2. Quick-soak the beans: Rinse the small red beans and place them in a large pot with the water for beans, white onion roughly chopped (for beans simmer), and bay leaf; bring to a rolling boil for 2 minutes, cover, and let sit 1 hour off the heat.
3. Make pickled onions: In a bowl, combine the red onion, lime juice for pickled onions, white vinegar for pickled onions, kosher salt for pickled onions, dried oregano for pickled onions, and jalapeño; toss and let stand 30 minutes, stirring once.
4. Make chimol: In another bowl, mix the roma tomatoes, white onion finely diced (for chimol), green bell pepper, fresh cilantro, lime juice for chimol, kosher salt for chimol, and black pepper for chimol; set aside 10 minutes.
5. Cook the beans: After soaking, return the pot to a simmer over medium-low and cook, partially covered, until the beans are tender, 1.25–1.75 hours; stir in the kosher salt for beans and keep warm.
6. Cook the rice: Heat the neutral oil for rice in a saucepan over medium heat, add the garlic for rice and long-grain white rice, and stir until the grains turn opaque, 1–2 minutes; add the water for rice and kosher salt for rice, bring to a boil, then cover and simmer over low until the water is absorbed, 15–18 minutes; remove from heat and rest 5 minutes, then fluff.
7. Fry maduros: Heat the neutral oil for frying plantains in a wide skillet to 340–350°F; add the ripe plantains in batches and fry until deep golden and tender, 3–5 minutes per side; drain on paper towels.
8. Preheat a grill to high heat. Remove the steak from the marinade, wiping off excess; lightly brush the grates with the neutral oil for grill brushing.
9. Grill the steak until well charred but still juicy, 3–5 minutes per side for medium to medium-rare (130–135°F); transfer to a board and rest 5 minutes, then slice thinly across the grain.
10. Refry the beans: Heat the neutral oil for beans in a skillet over medium heat, add the garlic (for beans refry), then add about 3 cups of the cooked beans with some of their cooking liquid; mash and fry, stirring, until thick and creamy and a spoon leaves a track, 6–10 minutes.
11. Warm the corn tortillas (for serving) in a dry skillet until pliable, 30–60 seconds per side.
12. Assemble: Serve a mound of rice, a generous scoop of refried beans, and sliced carne asada topped with chimol; add a handful of pickled onions and the fried maduros, and set queso fresco (for serving), avocado (for serving), and crema (Honduran-style) (for serving) on the side. Serve immediately.

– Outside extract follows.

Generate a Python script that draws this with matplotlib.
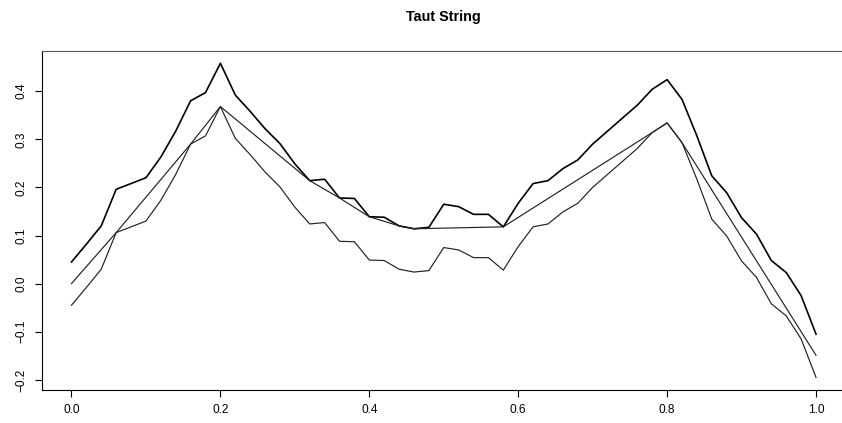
import matplotlib
matplotlib.use("Agg")
import matplotlib.pyplot as plt
import numpy as np

# grid of x positions (0, 0.02, ..., 1.0)
x = np.linspace(0, 1, 51)

# upper bound of the tube
upper = [0.045, 0.082, 0.120, 0.196, 0.208, 0.220, 0.263, 0.317, 0.380, 0.397,
         0.458, 0.392, 0.358, 0.322, 0.291, 0.249, 0.214, 0.217, 0.178, 0.177,
         0.139, 0.138, 0.120, 0.114, 0.117, 0.165, 0.160, 0.144, 0.144, 0.118,
         0.167, 0.208, 0.214, 0.239, 0.257, 0.290, 0.317, 0.344, 0.371, 0.404,
         0.424, 0.383, 0.307, 0.224, 0.189, 0.137, 0.103, 0.048, 0.023, -0.025,
         -0.105]

# lower bound of the tube
lower = [-0.045, -0.008, 0.030, 0.106, 0.118, 0.130, 0.173, 0.227, 0.290, 0.307,
         0.368, 0.302, 0.268, 0.232, 0.201, 0.159, 0.124, 0.127, 0.088, 0.087,
         0.049, 0.048, 0.030, 0.024, 0.027, 0.075, 0.070, 0.054, 0.054, 0.028,
         0.077, 0.118, 0.124, 0.149, 0.167, 0.200, 0.227, 0.254, 0.281, 0.314,
         0.334, 0.293, 0.217, 0.134, 0.099, 0.047, 0.013, -0.042, -0.067, -0.115,
         -0.195]

# knots of the taut string
knot_x = [0.0, 0.06, 0.16, 0.20, 0.32, 0.36, 0.40, 0.44, 0.46, 0.58, 0.78, 0.80, 0.82, 1.0]
knot_y = [0.0, 0.106, 0.290, 0.368, 0.214, 0.178, 0.139, 0.120, 0.114, 0.118, 0.314, 0.334, 0.293, -0.149]

xticks = [0.0, 0.2, 0.4, 0.6, 0.8, 1.0]
yticks = [-0.2, -0.1, 0.0, 0.1, 0.2, 0.3, 0.4]

plt.rcParams['font.family'] = ['Liberation Sans', 'DejaVu Sans']

fig = plt.figure(figsize=(8.42, 4.23), dpi=100)
W, H = 842, 423
# plot region runs past the right edge of the picture (cropped like the original)
ax = fig.add_axes([41.7 / W, 33 / H, (845.8 - 41.7) / W, (390 - 50.7) / H])

ax.plot(x, upper, color='black', lw=1.2)
ax.plot(x, lower, color='#222222', lw=0.85)
ax.plot(knot_x, knot_y, color='#222222', lw=0.85)

ax.set_xlim(-0.04, 1.04)
ymin = min(lower)
ymax = max(upper)
pad = (ymax - ymin) * 0.04
ax.set_ylim(ymin - pad, ymax + pad)

ax.set_xticks(xticks)
ax.set_xticklabels([f"{t:.1f}" for t in xticks])
ax.set_yticks(yticks)
ax.set_yticklabels([f"{t:.1f}".replace('-', '\u2212') for t in yticks], rotation=90, va='center')

ax.tick_params(direction='out', length=5.2, width=0.8, labelsize=8.6, pad=5, colors='black')
for s in ax.spines.values():
    s.set_linewidth(0.8)
ax.spines['top'].set_color('#555555')
ax.spines['right'].set_visible(False)

fig.text(443.7 / W, 1 - 16.7 / H, 'Taut String', ha='center', va='center',
         fontsize=10.4, fontweight='bold')

fig.savefig('out.png', dpi=100)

Carne Asada Catracha served as Plato Típico is a Honduran feast that brings together grilled beef, creamy refried red beans, fluffy white rice, sweet fried plantains, and bright fresh salsas and pickles. The flavors balance smoke and citrus from the beef with earthy beans, buttery rice, and the caramelized sweetness of maduros. On the plate you also find cool slices of avocado, salty queso fresco, a spoon of crema, and warm corn tortillas to scoop it all up.
Across Honduras, this platter is a weekend and festival staple that expresses everyday abundance and local produce. The carne asada tradition leans on citrus—especially sour orange or lime—garlic, cumin, and oregano, with a hot charcoal sear. The spread of sides reflects regional larder essentials: small red beans mashed and refried, ripe plantains, and a chopped salsa called chimol. Over time the Plato Típico has become a national shorthand for hospitality, with variations by household and region, but a consistent core of grilled beef, beans, rice, and plantains.